» Written problem
Quote each line of the material verbatim, without the pictures.

» Source material
--- BEGIN ---
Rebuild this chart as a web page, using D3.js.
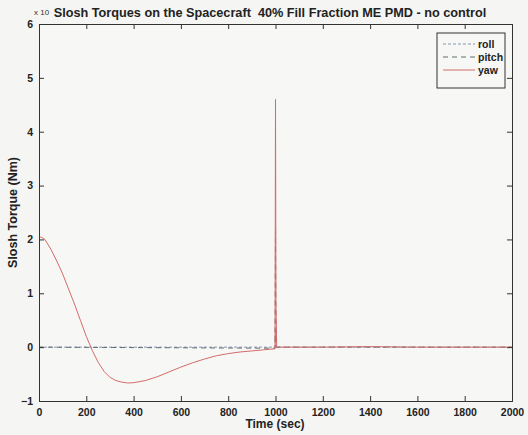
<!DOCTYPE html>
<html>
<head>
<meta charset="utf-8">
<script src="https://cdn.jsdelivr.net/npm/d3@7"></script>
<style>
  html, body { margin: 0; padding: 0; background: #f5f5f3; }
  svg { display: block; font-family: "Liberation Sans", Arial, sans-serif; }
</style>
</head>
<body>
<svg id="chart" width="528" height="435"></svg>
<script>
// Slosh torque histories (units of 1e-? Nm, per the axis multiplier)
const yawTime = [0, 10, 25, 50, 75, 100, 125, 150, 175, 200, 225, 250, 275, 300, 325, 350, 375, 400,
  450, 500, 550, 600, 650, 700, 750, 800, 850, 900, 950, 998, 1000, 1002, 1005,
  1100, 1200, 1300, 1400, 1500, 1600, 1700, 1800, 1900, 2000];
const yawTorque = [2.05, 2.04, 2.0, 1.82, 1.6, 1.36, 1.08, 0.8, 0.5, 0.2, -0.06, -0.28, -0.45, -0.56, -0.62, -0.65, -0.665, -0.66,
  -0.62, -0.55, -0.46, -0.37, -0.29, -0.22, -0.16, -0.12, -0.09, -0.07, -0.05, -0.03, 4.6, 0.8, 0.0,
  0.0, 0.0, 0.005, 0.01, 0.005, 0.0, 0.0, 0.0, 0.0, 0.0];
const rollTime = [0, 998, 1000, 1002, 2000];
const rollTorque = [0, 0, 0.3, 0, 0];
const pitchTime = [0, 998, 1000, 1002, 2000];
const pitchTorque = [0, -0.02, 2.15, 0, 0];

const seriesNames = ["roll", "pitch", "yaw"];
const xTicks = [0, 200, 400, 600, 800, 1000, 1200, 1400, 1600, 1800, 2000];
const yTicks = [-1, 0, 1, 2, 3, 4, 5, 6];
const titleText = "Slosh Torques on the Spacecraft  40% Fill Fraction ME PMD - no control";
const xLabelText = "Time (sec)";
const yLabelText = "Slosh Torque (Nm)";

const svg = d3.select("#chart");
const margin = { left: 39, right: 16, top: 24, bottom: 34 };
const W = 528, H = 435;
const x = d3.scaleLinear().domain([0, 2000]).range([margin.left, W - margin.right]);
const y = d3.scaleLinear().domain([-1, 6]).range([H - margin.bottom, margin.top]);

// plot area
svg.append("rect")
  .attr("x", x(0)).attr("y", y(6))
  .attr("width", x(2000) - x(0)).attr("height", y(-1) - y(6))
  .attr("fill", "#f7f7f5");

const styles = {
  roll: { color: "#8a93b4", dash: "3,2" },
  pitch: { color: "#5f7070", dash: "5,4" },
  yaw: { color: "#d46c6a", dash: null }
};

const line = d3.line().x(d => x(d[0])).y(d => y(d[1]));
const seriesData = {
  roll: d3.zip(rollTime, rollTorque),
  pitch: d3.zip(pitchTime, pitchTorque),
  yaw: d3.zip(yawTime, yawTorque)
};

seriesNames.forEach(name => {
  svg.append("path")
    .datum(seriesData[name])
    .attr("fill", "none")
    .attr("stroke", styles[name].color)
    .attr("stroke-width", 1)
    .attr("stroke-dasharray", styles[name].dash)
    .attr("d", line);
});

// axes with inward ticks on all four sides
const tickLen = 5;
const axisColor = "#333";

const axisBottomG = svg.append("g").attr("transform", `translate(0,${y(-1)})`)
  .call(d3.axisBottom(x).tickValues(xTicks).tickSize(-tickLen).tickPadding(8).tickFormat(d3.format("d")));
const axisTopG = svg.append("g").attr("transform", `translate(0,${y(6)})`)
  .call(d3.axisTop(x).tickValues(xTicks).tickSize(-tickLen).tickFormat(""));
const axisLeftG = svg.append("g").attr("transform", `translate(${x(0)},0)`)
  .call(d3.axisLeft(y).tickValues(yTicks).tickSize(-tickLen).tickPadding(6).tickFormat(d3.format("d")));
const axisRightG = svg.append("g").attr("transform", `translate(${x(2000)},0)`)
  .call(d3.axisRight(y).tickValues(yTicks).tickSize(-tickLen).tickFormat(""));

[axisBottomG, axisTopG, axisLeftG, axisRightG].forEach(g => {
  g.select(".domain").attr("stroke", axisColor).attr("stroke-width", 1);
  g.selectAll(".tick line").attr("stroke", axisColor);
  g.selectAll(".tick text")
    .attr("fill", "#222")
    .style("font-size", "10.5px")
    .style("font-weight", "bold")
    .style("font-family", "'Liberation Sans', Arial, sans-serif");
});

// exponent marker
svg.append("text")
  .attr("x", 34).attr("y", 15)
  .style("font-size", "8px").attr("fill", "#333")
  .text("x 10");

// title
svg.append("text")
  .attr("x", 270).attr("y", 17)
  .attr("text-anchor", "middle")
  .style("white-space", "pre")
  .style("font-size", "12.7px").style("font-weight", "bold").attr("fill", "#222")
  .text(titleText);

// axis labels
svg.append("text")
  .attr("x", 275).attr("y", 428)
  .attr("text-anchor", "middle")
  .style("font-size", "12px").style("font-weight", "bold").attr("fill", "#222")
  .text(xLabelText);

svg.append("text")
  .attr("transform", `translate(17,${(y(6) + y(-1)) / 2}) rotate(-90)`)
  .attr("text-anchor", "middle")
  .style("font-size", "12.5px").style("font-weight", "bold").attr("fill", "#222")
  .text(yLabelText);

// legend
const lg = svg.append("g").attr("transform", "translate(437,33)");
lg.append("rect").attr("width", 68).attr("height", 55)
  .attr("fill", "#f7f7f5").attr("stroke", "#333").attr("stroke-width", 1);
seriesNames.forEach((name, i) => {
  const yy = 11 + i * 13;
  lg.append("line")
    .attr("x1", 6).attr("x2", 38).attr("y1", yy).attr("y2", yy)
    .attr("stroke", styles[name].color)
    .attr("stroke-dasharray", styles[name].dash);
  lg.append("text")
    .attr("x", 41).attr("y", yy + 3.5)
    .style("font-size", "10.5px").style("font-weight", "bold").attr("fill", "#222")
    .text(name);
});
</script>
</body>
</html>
--- END ---
» The result
Rebuild this chart as a web page, using D3.js.
<!DOCTYPE html>
<html>
<head>
<meta charset="utf-8">
<script src="https://cdn.jsdelivr.net/npm/d3@7"></script>
<style>
  html, body { margin: 0; padding: 0; background: #f5f5f3; }
  svg { display: block; font-family: "Liberation Sans", Arial, sans-serif; }
</style>
</head>
<body>
<svg id="chart" width="528" height="435"></svg>
<script>
// Slosh torque histories (units of 1e-? Nm, per the axis multiplier)
const yawTime = [0, 10, 25, 50, 75, 100, 125, 150, 175, 200, 225, 250, 275, 300, 325, 350, 375, 400,
  450, 500, 550, 600, 650, 700, 750, 800, 850, 900, 950, 998, 1000, 1002, 1005,
  1100, 1200, 1300, 1400, 1500, 1600, 1700, 1800, 1900, 2000];
const yawTorque = [2.05, 2.04, 2.0, 1.82, 1.6, 1.36, 1.08, 0.8, 0.5, 0.2, -0.06, -0.28, -0.45, -0.56, -0.62, -0.65, -0.665, -0.66,
  -0.62, -0.55, -0.46, -0.37, -0.29, -0.22, -0.16, -0.12, -0.09, -0.07, -0.05, -0.03, 4.6, 0.8, 0.0,
  0.0, 0.0, 0.005, 0.01, 0.005, 0.0, 0.0, 0.0, 0.0, 0.0];
const rollTime = [0, 998, 1000, 1002, 2000];
const rollTorque = [0, 0, 0.3, 0, 0];
const pitchTime = [0, 998, 1000, 1002, 2000];
const pitchTorque = [0, -0.02, 2.15, 0, 0];

const seriesNames = ["roll", "pitch", "yaw"];
const xTicks = [0, 200, 400, 600, 800, 1000, 1200, 1400, 1600, 1800, 2000];
const yTicks = [-1, 0, 1, 2, 3, 4, 5, 6];
const titleText = "Slosh Torques on the Spacecraft  40% Fill Fraction ME PMD - no control";
const xLabelText = "Time (sec)";
const yLabelText = "Slosh Torque (Nm)";

const svg = d3.select("#chart");
const margin = { left: 39, right: 16, top: 24, bottom: 34 };
const W = 528, H = 435;
const x = d3.scaleLinear().domain([0, 2000]).range([margin.left, W - margin.right]);
const y = d3.scaleLinear().domain([-1, 6]).range([H - margin.bottom, margin.top]);

// plot area
svg.append("rect")
  .attr("x", x(0)).attr("y", y(6))
  .attr("width", x(2000) - x(0)).attr("height", y(-1) - y(6))
  .attr("fill", "#f7f7f5");

const styles = {
  roll: { color: "#8a93b4", dash: "3,2" },
  pitch: { color: "#5f7070", dash: "5,4" },
  yaw: { color: "#d46c6a", dash: null }
};

const line = d3.line().x(d => x(d[0])).y(d => y(d[1]));
const seriesData = {
  roll: d3.zip(rollTime, rollTorque),
  pitch: d3.zip(pitchTime, pitchTorque),
  yaw: d3.zip(yawTime, yawTorque)
};

seriesNames.forEach(name => {
  svg.append("path")
    .datum(seriesData[name])
    .attr("fill", "none")
    .attr("stroke", styles[name].color)
    .attr("stroke-width", 1)
    .attr("stroke-dasharray", styles[name].dash)
    .attr("d", line);
});

// axes with inward ticks on all four sides
const tickLen = 5;
const axisColor = "#333";

const axisBottomG = svg.append("g").attr("transform", `translate(0,${y(-1)})`)
  .call(d3.axisBottom(x).tickValues(xTicks).tickSize(-tickLen).tickPadding(8).tickFormat(d3.format("d")));
const axisTopG = svg.append("g").attr("transform", `translate(0,${y(6)})`)
  .call(d3.axisTop(x).tickValues(xTicks).tickSize(-tickLen).tickFormat(""));
const axisLeftG = svg.append("g").attr("transform", `translate(${x(0)},0)`)
  .call(d3.axisLeft(y).tickValues(yTicks).tickSize(-tickLen).tickPadding(6).tickFormat(d3.format("d")));
const axisRightG = svg.append("g").attr("transform", `translate(${x(2000)},0)`)
  .call(d3.axisRight(y).tickValues(yTicks).tickSize(-tickLen).tickFormat(""));

[axisBottomG, axisTopG, axisLeftG, axisRightG].forEach(g => {
  g.select(".domain").attr("stroke", axisColor).attr("stroke-width", 1);
  g.selectAll(".tick line").attr("stroke", axisColor);
  g.selectAll(".tick text")
    .attr("fill", "#222")
    .style("font-size", "10.5px")
    .style("font-weight", "bold")
    .style("font-family", "'Liberation Sans', Arial, sans-serif");
});

// exponent marker
svg.append("text")
  .attr("x", 34).attr("y", 15)
  .style("font-size", "8px").attr("fill", "#333")
  .text("x 10");

// title
svg.append("text")
  .attr("x", 270).attr("y", 17)
  .attr("text-anchor", "middle")
  .style("white-space", "pre")
  .style("font-size", "12.7px").style("font-weight", "bold").attr("fill", "#222")
  .text(titleText);

// axis labels
svg.append("text")
  .attr("x", 275).attr("y", 428)
  .attr("text-anchor", "middle")
  .style("font-size", "12px").style("font-weight", "bold").attr("fill", "#222")
  .text(xLabelText);

svg.append("text")
  .attr("transform", `translate(17,${(y(6) + y(-1)) / 2}) rotate(-90)`)
  .attr("text-anchor", "middle")
  .style("font-size", "12.5px").style("font-weight", "bold").attr("fill", "#222")
  .text(yLabelText);

// legend
const lg = svg.append("g").attr("transform", "translate(437,33)");
lg.append("rect").attr("width", 68).attr("height", 55)
  .attr("fill", "#f7f7f5").attr("stroke", "#333").attr("stroke-width", 1);
seriesNames.forEach((name, i) => {
  const yy = 11 + i * 13;
  lg.append("line")
    .attr("x1", 6).attr("x2", 38).attr("y1", yy).attr("y2", yy)
    .attr("stroke", styles[name].color)
    .attr("stroke-dasharray", styles[name].dash);
  lg.append("text")
    .attr("x", 41).attr("y", yy + 3.5)
    .style("font-size", "10.5px").style("font-weight", "bold").attr("fill", "#222")
    .text(name);
});
</script>
</body>
</html>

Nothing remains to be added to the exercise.